Segundo ele, os custos de instalar mais dispositivos de segurança hoje poderiam ser vistos pelos fabricantes como algo que prejudicaria ainda mais as vendas, uma vez que os custos teriam de ser repassados aos clientes, encarecendo ainda mais os automóveis.

 

“Com o cenário de crise, não teríamos airbag e ABS aprovados, assim como vamos amargar uma demora no Inovar-Auto e na adequação a requisitos de segurança das Nações Unidas no que se refere a crash-testes”, afirma.

 

O simpósio vai reunir no IPT (Instituto de Pesquisas Tecnológicas) executivos de oito empresas – Fiat, Ford, General Motors, Honda, Mercedes-Benz, PSA Peugeot Citroën, Renault e Volkswagen – e representantes de diversos setores da indústria automobilística, como fornecedores e indústrias de transformação

 

Após a abertura feita por Paegle, falarão João Henrique Corrêa de Souza, do grupo de estampagem do Rio Grande do Sul, às 8h50, sobre “Os desafios da estampagem dos aços de alta resistência das novas estruturas veiculares”, e Valter Pieraccini, da Pieraccini Desenvolvimento de Empresas, às 9h20, sobre “A evolução da área de pesquisa e desenvolvimento”.

 

Em seguida começam as apresentações das fabricantes, que devem revelar e compartilhar com os participantes o que estão fazendo para tornar as células de sobrevivência mais seguras para eliminar os danos causados por acidentes.

 

Segundo a Organização Mundial da Saúde, ocorrem cerca de 1,3 milhão de mortes no trânsito anualmente em todo o mundo, sendo apenas 10% delas nos países desenvolvidos. “Isso não é por acaso”, diz Paegle.

 

A primeira empresa a falar é a Honda, às 9h50, seguida da Volkswagen, às 11h20, da Fiat, às 14h20, e da Mercedes-Benz, às 15h50. Uma hora depois, Plinio Cabral Jr., da GM e diretor da SAE Brasil, encerra o primeiro dia do encontro. Na quinta o simpósio terá as participações de PSA, GM, Ford e Renault.

 

O encontro será encerrado com a palestra de Alejandro Furas, secretário-geral da Latin NCAP, programa responsável pela realização dos crash-tests, que avaliam a segurança dos carros produzidos na região).

 

A seguir, a entrevista que Paegle concedeu ao Carpress.

 

Carpress – As fabricantes estão abrindo a “caixa preta” de seu carbody? Por que isso está acontecendo?

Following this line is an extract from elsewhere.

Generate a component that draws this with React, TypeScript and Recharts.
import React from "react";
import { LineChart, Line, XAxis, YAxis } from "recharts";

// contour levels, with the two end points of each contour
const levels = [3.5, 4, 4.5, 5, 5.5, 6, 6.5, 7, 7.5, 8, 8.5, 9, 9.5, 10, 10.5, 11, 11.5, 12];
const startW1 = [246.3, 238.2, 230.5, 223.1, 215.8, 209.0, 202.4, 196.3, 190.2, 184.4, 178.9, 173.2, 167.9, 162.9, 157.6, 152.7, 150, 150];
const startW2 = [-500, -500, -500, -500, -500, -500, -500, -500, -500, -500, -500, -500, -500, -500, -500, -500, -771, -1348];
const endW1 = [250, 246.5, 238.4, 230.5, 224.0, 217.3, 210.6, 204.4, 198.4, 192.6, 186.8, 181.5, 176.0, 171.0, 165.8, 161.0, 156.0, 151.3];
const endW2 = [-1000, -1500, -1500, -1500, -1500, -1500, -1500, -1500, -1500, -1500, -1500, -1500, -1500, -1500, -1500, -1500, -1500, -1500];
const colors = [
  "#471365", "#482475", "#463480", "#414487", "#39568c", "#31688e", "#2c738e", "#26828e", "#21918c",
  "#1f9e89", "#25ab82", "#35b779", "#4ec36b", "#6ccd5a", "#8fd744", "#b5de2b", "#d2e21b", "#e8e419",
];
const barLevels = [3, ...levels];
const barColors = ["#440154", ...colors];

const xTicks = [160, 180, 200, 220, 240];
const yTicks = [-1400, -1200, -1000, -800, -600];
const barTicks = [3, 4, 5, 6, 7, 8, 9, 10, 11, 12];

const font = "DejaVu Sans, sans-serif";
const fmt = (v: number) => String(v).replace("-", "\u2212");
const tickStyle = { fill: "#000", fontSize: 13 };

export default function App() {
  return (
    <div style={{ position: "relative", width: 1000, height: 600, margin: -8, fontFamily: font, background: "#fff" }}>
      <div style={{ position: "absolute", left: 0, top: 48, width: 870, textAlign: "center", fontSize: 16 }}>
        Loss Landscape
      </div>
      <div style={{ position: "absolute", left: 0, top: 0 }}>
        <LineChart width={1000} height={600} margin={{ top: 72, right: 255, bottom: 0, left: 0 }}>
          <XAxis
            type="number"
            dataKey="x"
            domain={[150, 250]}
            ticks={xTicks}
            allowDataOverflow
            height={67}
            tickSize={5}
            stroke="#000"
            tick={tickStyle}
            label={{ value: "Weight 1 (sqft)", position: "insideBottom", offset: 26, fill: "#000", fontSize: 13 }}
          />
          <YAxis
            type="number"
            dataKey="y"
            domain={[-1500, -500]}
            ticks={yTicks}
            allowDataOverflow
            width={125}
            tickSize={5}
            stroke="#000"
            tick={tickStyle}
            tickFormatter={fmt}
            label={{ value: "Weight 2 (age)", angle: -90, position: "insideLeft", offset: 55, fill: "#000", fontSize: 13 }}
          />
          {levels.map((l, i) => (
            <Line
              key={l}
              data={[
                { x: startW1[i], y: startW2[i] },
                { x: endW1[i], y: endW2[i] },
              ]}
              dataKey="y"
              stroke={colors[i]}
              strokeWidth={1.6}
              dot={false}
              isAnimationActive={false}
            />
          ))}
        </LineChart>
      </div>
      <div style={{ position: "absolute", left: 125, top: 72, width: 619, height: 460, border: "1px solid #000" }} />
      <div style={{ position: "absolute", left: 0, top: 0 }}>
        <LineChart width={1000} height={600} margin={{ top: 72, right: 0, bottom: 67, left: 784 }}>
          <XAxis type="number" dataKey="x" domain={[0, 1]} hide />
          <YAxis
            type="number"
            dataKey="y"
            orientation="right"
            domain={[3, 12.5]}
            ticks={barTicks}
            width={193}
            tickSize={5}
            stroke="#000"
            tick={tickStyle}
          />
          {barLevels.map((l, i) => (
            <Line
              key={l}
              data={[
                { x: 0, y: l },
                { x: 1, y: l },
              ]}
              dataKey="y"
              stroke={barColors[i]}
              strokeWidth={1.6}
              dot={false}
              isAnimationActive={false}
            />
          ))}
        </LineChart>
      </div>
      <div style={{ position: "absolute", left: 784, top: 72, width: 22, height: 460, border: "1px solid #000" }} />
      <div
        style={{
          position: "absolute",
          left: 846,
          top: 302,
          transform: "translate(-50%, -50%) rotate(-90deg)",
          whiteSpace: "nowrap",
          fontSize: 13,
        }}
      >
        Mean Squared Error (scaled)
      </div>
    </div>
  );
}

Jessé Paegle – Foi uma questão de sensibilização. O que acontece? Elas sempre tiveram dados e procuraram outros nas concorrentes. O que faltava era um catalisador, alguém que mostrasse a eles que esse processo de abertura de tecnologia não feriria a estratégia da empresa e sim traria benefícios para todo mundo. Foi uma questão de conseguir mostrar a eles o ganha-ganha do negócio, de conscientização. Não é que acordaram e resolveram mostrar para todo mundo. Simplesmente perguntaram: por que não?

 

O Brasil está muito atrás em termos de estrutura veicular? Ou já conseguimos fabricar carros em sintonia com os países desenvolvidos?

Hoje o que a gente tem no portfólio das montadoras brasileiras é um descompasso entre modelos mais antigos e mais novos. Os lançados hoje, com novas plataformas, já trazem conceito diferente e estrutura veicular próximos ou iguais aos que existem lá fora. Como nosso parque automotivo sofre com os percalços econômicos, isso acaba demorando. Mas novas plataformas vão trazer um importante aporte de investimentos.

 

Na sua opinião, com o atual cenário de crise, caso a obrigatoriedade de ABS e airbag fosse hoje, ela talvez não passasse, por significar maior custo?

O Brasil sempre foi muito reticente, sempre houve uma inércia muito grande. Com o cenário como está, não teríamos airbag e ABS aprovados, assim como vamos ter demora no Inovar-Auto e adequação aos requisitos de segurança das Nações Unidas para crash-tests. Vamos amargar mais um período de atraso.

 

Como explicar o número de 1,3 milhão de mortes por ano de acidentes de carro, sendo só 10% nos países desenvolvidos?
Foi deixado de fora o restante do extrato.